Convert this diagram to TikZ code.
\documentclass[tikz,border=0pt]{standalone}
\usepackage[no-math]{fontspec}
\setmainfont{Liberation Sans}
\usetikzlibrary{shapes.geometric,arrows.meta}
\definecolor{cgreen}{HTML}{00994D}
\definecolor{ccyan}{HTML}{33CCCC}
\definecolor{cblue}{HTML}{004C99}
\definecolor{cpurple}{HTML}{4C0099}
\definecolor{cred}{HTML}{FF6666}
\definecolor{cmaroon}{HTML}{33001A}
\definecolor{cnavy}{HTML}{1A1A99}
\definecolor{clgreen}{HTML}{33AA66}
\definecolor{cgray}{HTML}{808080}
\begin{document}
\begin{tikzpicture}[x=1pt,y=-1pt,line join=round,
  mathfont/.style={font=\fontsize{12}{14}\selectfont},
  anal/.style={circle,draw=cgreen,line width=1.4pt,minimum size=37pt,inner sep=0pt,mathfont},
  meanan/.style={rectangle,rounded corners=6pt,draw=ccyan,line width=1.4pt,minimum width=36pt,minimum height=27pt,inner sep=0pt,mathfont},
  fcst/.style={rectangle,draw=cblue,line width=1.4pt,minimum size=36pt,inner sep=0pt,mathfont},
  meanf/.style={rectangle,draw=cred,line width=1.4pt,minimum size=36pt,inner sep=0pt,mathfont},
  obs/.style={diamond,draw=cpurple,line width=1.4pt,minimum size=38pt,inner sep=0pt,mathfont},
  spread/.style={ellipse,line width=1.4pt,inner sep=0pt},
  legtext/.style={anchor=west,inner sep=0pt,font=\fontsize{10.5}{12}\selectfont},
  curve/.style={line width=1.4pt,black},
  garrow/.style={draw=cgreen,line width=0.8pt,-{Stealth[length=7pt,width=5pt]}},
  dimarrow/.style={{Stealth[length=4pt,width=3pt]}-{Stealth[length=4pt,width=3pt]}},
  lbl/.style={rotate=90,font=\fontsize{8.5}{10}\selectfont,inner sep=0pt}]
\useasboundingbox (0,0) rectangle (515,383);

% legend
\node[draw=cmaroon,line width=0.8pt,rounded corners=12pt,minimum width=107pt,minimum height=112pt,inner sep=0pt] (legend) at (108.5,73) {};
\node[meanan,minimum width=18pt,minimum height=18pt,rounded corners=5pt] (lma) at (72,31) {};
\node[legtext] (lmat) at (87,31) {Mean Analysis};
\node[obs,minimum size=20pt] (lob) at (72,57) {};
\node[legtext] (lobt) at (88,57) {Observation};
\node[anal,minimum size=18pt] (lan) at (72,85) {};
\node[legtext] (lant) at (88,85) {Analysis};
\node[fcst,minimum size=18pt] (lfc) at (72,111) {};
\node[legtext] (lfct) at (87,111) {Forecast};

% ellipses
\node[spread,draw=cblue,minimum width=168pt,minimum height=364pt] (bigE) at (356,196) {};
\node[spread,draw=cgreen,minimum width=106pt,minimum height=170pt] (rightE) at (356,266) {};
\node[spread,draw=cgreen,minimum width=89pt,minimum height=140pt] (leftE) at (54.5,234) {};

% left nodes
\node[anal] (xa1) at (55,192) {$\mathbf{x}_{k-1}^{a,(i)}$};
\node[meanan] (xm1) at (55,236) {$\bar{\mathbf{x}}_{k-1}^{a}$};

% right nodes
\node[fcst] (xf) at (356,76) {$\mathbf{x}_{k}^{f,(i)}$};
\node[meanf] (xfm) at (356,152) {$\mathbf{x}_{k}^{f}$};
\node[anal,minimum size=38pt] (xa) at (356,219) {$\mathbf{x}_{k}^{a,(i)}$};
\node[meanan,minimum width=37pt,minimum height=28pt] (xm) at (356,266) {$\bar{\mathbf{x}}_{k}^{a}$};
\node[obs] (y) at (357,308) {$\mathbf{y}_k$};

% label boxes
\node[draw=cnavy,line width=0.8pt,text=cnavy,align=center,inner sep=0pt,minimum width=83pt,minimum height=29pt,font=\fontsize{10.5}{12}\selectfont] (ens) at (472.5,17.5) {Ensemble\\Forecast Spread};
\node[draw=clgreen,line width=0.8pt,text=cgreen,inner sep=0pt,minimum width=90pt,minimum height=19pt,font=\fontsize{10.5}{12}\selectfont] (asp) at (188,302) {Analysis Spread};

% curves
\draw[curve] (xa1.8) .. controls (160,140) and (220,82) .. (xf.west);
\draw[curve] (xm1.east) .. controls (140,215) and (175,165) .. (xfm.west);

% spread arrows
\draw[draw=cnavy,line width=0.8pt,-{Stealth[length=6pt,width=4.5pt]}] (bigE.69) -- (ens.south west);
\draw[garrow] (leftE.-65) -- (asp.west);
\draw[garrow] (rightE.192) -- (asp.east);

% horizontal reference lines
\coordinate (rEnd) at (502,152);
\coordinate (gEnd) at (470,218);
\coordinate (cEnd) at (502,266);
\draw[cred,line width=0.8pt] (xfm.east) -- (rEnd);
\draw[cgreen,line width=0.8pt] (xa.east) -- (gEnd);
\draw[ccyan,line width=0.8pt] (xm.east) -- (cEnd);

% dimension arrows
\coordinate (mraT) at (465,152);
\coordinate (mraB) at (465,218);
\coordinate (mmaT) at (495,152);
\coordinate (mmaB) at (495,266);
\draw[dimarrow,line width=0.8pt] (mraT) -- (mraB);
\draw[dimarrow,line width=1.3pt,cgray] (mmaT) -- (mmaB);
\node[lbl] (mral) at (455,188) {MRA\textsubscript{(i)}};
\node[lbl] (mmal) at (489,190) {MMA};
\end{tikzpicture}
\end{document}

■ ■ ■ ■ ■ ■ ■

Return all the data exactly as given.

TASK SOLUTION.
Convert this diagram to TikZ code.
\documentclass[tikz,border=0pt]{standalone}
\usepackage[no-math]{fontspec}
\setmainfont{Liberation Sans}
\usetikzlibrary{shapes.geometric,arrows.meta}
\definecolor{cgreen}{HTML}{00994D}
\definecolor{ccyan}{HTML}{33CCCC}
\definecolor{cblue}{HTML}{004C99}
\definecolor{cpurple}{HTML}{4C0099}
\definecolor{cred}{HTML}{FF6666}
\definecolor{cmaroon}{HTML}{33001A}
\definecolor{cnavy}{HTML}{1A1A99}
\definecolor{clgreen}{HTML}{33AA66}
\definecolor{cgray}{HTML}{808080}
\begin{document}
\begin{tikzpicture}[x=1pt,y=-1pt,line join=round,
  mathfont/.style={font=\fontsize{12}{14}\selectfont},
  anal/.style={circle,draw=cgreen,line width=1.4pt,minimum size=37pt,inner sep=0pt,mathfont},
  meanan/.style={rectangle,rounded corners=6pt,draw=ccyan,line width=1.4pt,minimum width=36pt,minimum height=27pt,inner sep=0pt,mathfont},
  fcst/.style={rectangle,draw=cblue,line width=1.4pt,minimum size=36pt,inner sep=0pt,mathfont},
  meanf/.style={rectangle,draw=cred,line width=1.4pt,minimum size=36pt,inner sep=0pt,mathfont},
  obs/.style={diamond,draw=cpurple,line width=1.4pt,minimum size=38pt,inner sep=0pt,mathfont},
  spread/.style={ellipse,line width=1.4pt,inner sep=0pt},
  legtext/.style={anchor=west,inner sep=0pt,font=\fontsize{10.5}{12}\selectfont},
  curve/.style={line width=1.4pt,black},
  garrow/.style={draw=cgreen,line width=0.8pt,-{Stealth[length=7pt,width=5pt]}},
  dimarrow/.style={{Stealth[length=4pt,width=3pt]}-{Stealth[length=4pt,width=3pt]}},
  lbl/.style={rotate=90,font=\fontsize{8.5}{10}\selectfont,inner sep=0pt}]
\useasboundingbox (0,0) rectangle (515,383);

% legend
\node[draw=cmaroon,line width=0.8pt,rounded corners=12pt,minimum width=107pt,minimum height=112pt,inner sep=0pt] (legend) at (108.5,73) {};
\node[meanan,minimum width=18pt,minimum height=18pt,rounded corners=5pt] (lma) at (72,31) {};
\node[legtext] (lmat) at (87,31) {Mean Analysis};
\node[obs,minimum size=20pt] (lob) at (72,57) {};
\node[legtext] (lobt) at (88,57) {Observation};
\node[anal,minimum size=18pt] (lan) at (72,85) {};
\node[legtext] (lant) at (88,85) {Analysis};
\node[fcst,minimum size=18pt] (lfc) at (72,111) {};
\node[legtext] (lfct) at (87,111) {Forecast};

% ellipses
\node[spread,draw=cblue,minimum width=168pt,minimum height=364pt] (bigE) at (356,196) {};
\node[spread,draw=cgreen,minimum width=106pt,minimum height=170pt] (rightE) at (356,266) {};
\node[spread,draw=cgreen,minimum width=89pt,minimum height=140pt] (leftE) at (54.5,234) {};

% left nodes
\node[anal] (xa1) at (55,192) {$\mathbf{x}_{k-1}^{a,(i)}$};
\node[meanan] (xm1) at (55,236) {$\bar{\mathbf{x}}_{k-1}^{a}$};

% right nodes
\node[fcst] (xf) at (356,76) {$\mathbf{x}_{k}^{f,(i)}$};
\node[meanf] (xfm) at (356,152) {$\mathbf{x}_{k}^{f}$};
\node[anal,minimum size=38pt] (xa) at (356,219) {$\mathbf{x}_{k}^{a,(i)}$};
\node[meanan,minimum width=37pt,minimum height=28pt] (xm) at (356,266) {$\bar{\mathbf{x}}_{k}^{a}$};
\node[obs] (y) at (357,308) {$\mathbf{y}_k$};

% label boxes
\node[draw=cnavy,line width=0.8pt,text=cnavy,align=center,inner sep=0pt,minimum width=83pt,minimum height=29pt,font=\fontsize{10.5}{12}\selectfont] (ens) at (472.5,17.5) {Ensemble\\Forecast Spread};
\node[draw=clgreen,line width=0.8pt,text=cgreen,inner sep=0pt,minimum width=90pt,minimum height=19pt,font=\fontsize{10.5}{12}\selectfont] (asp) at (188,302) {Analysis Spread};

% curves
\draw[curve] (xa1.8) .. controls (160,140) and (220,82) .. (xf.west);
\draw[curve] (xm1.east) .. controls (140,215) and (175,165) .. (xfm.west);

% spread arrows
\draw[draw=cnavy,line width=0.8pt,-{Stealth[length=6pt,width=4.5pt]}] (bigE.69) -- (ens.south west);
\draw[garrow] (leftE.-65) -- (asp.west);
\draw[garrow] (rightE.192) -- (asp.east);

% horizontal reference lines
\coordinate (rEnd) at (502,152);
\coordinate (gEnd) at (470,218);
\coordinate (cEnd) at (502,266);
\draw[cred,line width=0.8pt] (xfm.east) -- (rEnd);
\draw[cgreen,line width=0.8pt] (xa.east) -- (gEnd);
\draw[ccyan,line width=0.8pt] (xm.east) -- (cEnd);

% dimension arrows
\coordinate (mraT) at (465,152);
\coordinate (mraB) at (465,218);
\coordinate (mmaT) at (495,152);
\coordinate (mmaB) at (495,266);
\draw[dimarrow,line width=0.8pt] (mraT) -- (mraB);
\draw[dimarrow,line width=1.3pt,cgray] (mmaT) -- (mmaB);
\node[lbl] (mral) at (455,188) {MRA\textsubscript{(i)}};
\node[lbl] (mmal) at (489,190) {MMA};
\end{tikzpicture}
\end{document}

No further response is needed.